One example of many is the Shabbat of Love. The Federations, meaning, the umbrella for the Associated and all the Jewish Federations country-wide are pushing for a full-fledged Friday night observance for next week. They’re encouraging people who otherwise would not be observing Shabbos to light candles, to say kiddush, to share divrei Torah and have meaningful discussions at their meal. In the past, there have been movements like Project Inspire and the Shabbat Project. Those were Orthodox-led initiatives, but this is not. This is the largest collection of Jewish organizations coming together on their own to create a spiritual space for their awakened souls. Are we taking advantage of this spiritual awakening? Are we enhancing and elevating our Shabbos observance?

I’ve been reading the literature they’ve been producing about the beauty of Shabbos and it makes me wonder how many weeks have gone by that I have squandered this incredible gift of 25 hours to let my soul recharge…


She is indeed all alone.

The only nourishment she receives is a small trickle, without any consistency.

She cries out constantly, but no one hears her.

She wonders if anyone even knows she’s alive. 

Every day that passes, she gets a little weaker. She knows she cannot go on like this forever.

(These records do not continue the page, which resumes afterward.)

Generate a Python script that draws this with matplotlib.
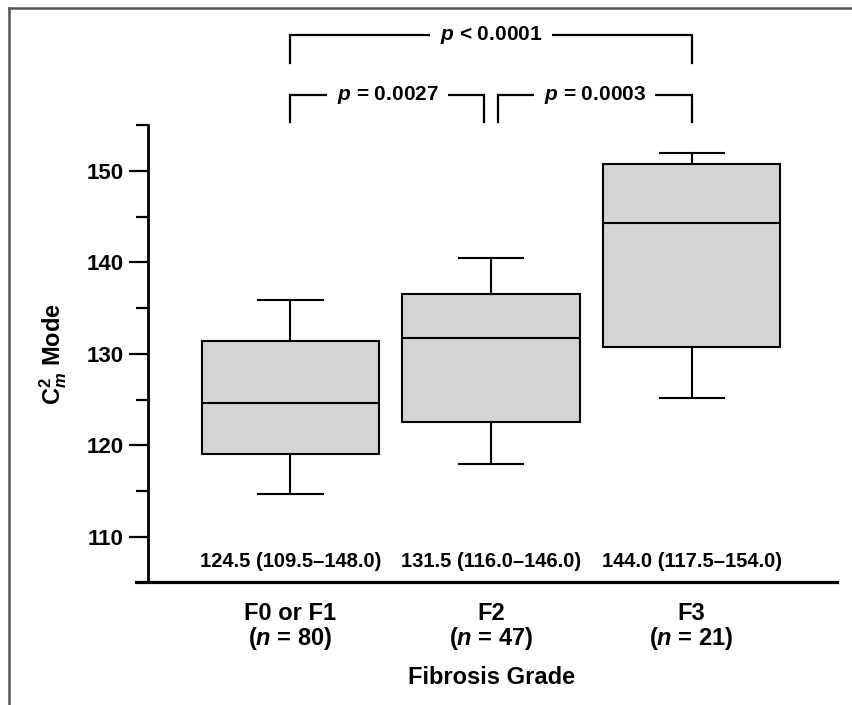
import matplotlib
matplotlib.use('Agg')
import matplotlib.pyplot as plt
from matplotlib.lines import Line2D

# Box plot summary (C2m mode by fibrosis grade)
groups = ['F0 or F1', 'F2', 'F3']
group_n = [80, 47, 21]
medians = [124.6, 131.7, 144.3]
q1 = [119.0, 122.5, 130.7]
q3 = [131.4, 136.6, 150.8]
whis_low = [114.7, 118.0, 125.2]
whis_high = [135.9, 140.5, 152.0]
summary_labels = ['124.5 (109.5–148.0)', '131.5 (116.0–146.0)', '144.0 (117.5–154.0)']
y_ticks = [110, 120, 130, 140, 150]
y_minor = [115, 125, 135, 145, 155]

# pairwise comparisons: (group a, group b, label)
comparisons_low = [(1, 2, '$p$ = 0.0027'), (2, 3, '$p$ = 0.0003')]
comparison_top = (1, 3, '$p$ < 0.0001')

plt.rcParams['font.family'] = ['Liberation Sans', 'DejaVu Sans']
plt.rcParams['font.weight'] = 'bold'
plt.rcParams['axes.labelweight'] = 'bold'
plt.rcParams['mathtext.fontset'] = 'custom'
plt.rcParams['mathtext.rm'] = 'Liberation Sans:bold'
plt.rcParams['mathtext.it'] = 'Liberation Sans:italic:bold'
plt.rcParams['mathtext.bf'] = 'Liberation Sans:bold'

fig = plt.figure(figsize=(8.52, 7.05), dpi=100)
ax = fig.add_axes([0.1596, 0.1738, 0.8228, 0.6485])

positions = [1, 2, 3]
stats = []
for i in range(len(groups)):
    stats.append({'med': medians[i], 'q1': q1[i], 'q3': q3[i],
                  'whislo': whis_low[i], 'whishi': whis_high[i], 'fliers': []})

lw = 1.5
ax.bxp(stats, positions=positions, widths=0.885, capwidths=0.32,
       patch_artist=True, showfliers=False,
       boxprops=dict(facecolor='#d3d4d6', edgecolor='black', linewidth=lw),
       medianprops=dict(color='black', linewidth=lw),
       whiskerprops=dict(color='black', linewidth=lw),
       capprops=dict(color='black', linewidth=lw))

# axis layout
ax.set_xlim(0.2296, 3.725)
ax.set_ylim(105, 155)
ax.spines['top'].set_visible(False)
ax.spines['right'].set_visible(False)
ax.spines['left'].set_position(('data', 0.2895))
ax.spines['left'].set_linewidth(2.0)
ax.spines['bottom'].set_linewidth(2.3)

ax.set_yticks(y_ticks)
ax.set_yticks(y_minor, minor=True)
ax.tick_params(axis='y', which='major', length=13.7, width=1.6, pad=4, labelsize=16)
ax.tick_params(axis='y', which='minor', length=8.6, width=1.6)
ax.set_xticks(positions)
ax.set_xticklabels([f'{g}\n($n$ = {n})' for g, n in zip(groups, group_n)],
                   fontsize=17, linespacing=1.0)
ax.tick_params(axis='x', length=0, pad=14)

ax.set_ylabel(r'$\mathrm{C}_{m}^{\mathrm{2}}$ Mode', fontsize=17, fontweight='bold')
ax.yaxis.set_label_coords(-0.095, 0.5)
ax.set_xlabel('Fibrosis Grade', fontsize=17, fontweight='bold')
ax.xaxis.set_label_coords(0.5066, -0.182)

# median (range) under each box
for pos, txt in zip(positions, summary_labels):
    ax.text(pos, 107.3, txt, ha='center', va='center', fontsize=14.5)

# significance brackets above the axes
def bracket(x1, x2, y_line, y_end, label):
    ax.plot([x1, x1, x2, x2], [y_end, y_line, y_line, y_end], color='black',
            linewidth=1.6, clip_on=False, solid_joinstyle='miter')
    ax.text((x1 + x2) / 2, y_line, label, ha='center', va='center', fontsize=15,
            clip_on=False, zorder=4,
            bbox=dict(facecolor='white', edgecolor='none', pad=7))

gap = 0.033
for a, b, label in comparisons_low:
    x1 = a + (gap if a == 2 else 0)
    x2 = b - (gap if b == 2 else 0)
    bracket(x1, x2, 158.3, 155.4, label)
a, b, label = comparison_top
bracket(a, b, 164.9, 161.8, label)

# page frame (top and left edges)
fig.add_artist(Line2D([0.0100, 1.0], [0.9886, 0.9886], transform=fig.transFigure,
                      color='#555555', linewidth=1.8))
fig.add_artist(Line2D([0.0100, 0.0100], [0.0, 0.9886], transform=fig.transFigure,
                      color='#555555', linewidth=1.8))

fig.savefig('out.png', dpi=100)
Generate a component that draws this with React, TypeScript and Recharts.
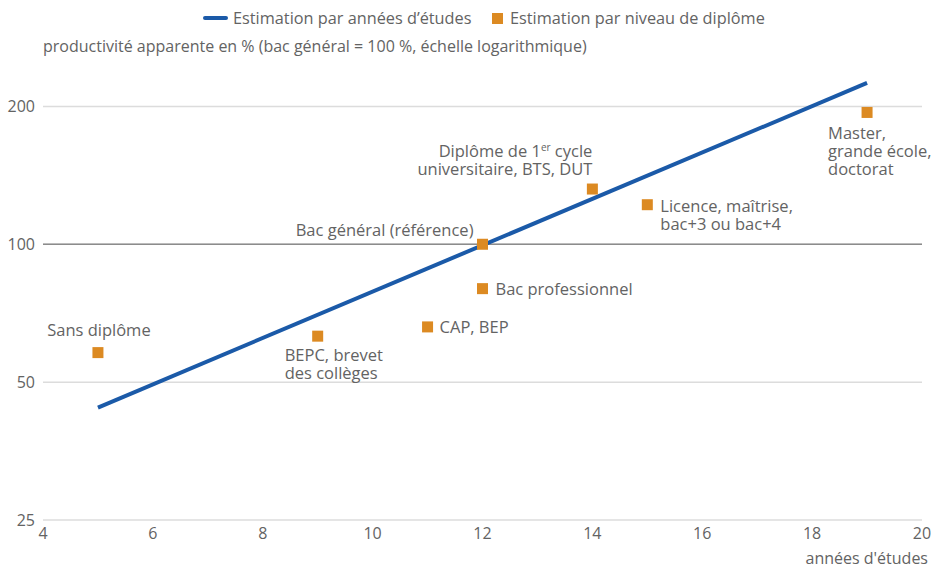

Tomorrow marks 100 days since our brothers and sisters were taken into captivity in Gaza. We are limited in how we can help them. We can and we must continue to place pressure on our elected officials. We can and we must continue to support the soldiers of the IDF. But as Jews, as Jews who believe in the power of prayer and in existence of a soul, as Jews who look to the story of the Exodus as a model for a future redemption, it is critical for their sake and ours that we give our Neshama the sustenance she needs. By spending time each day in silent contemplation, by engaging in heartfelt prayer, and by experiencing the beauty of Shabbos. 

In that merit, may every hostage, those inside of us and those in Gaza; may they all break free.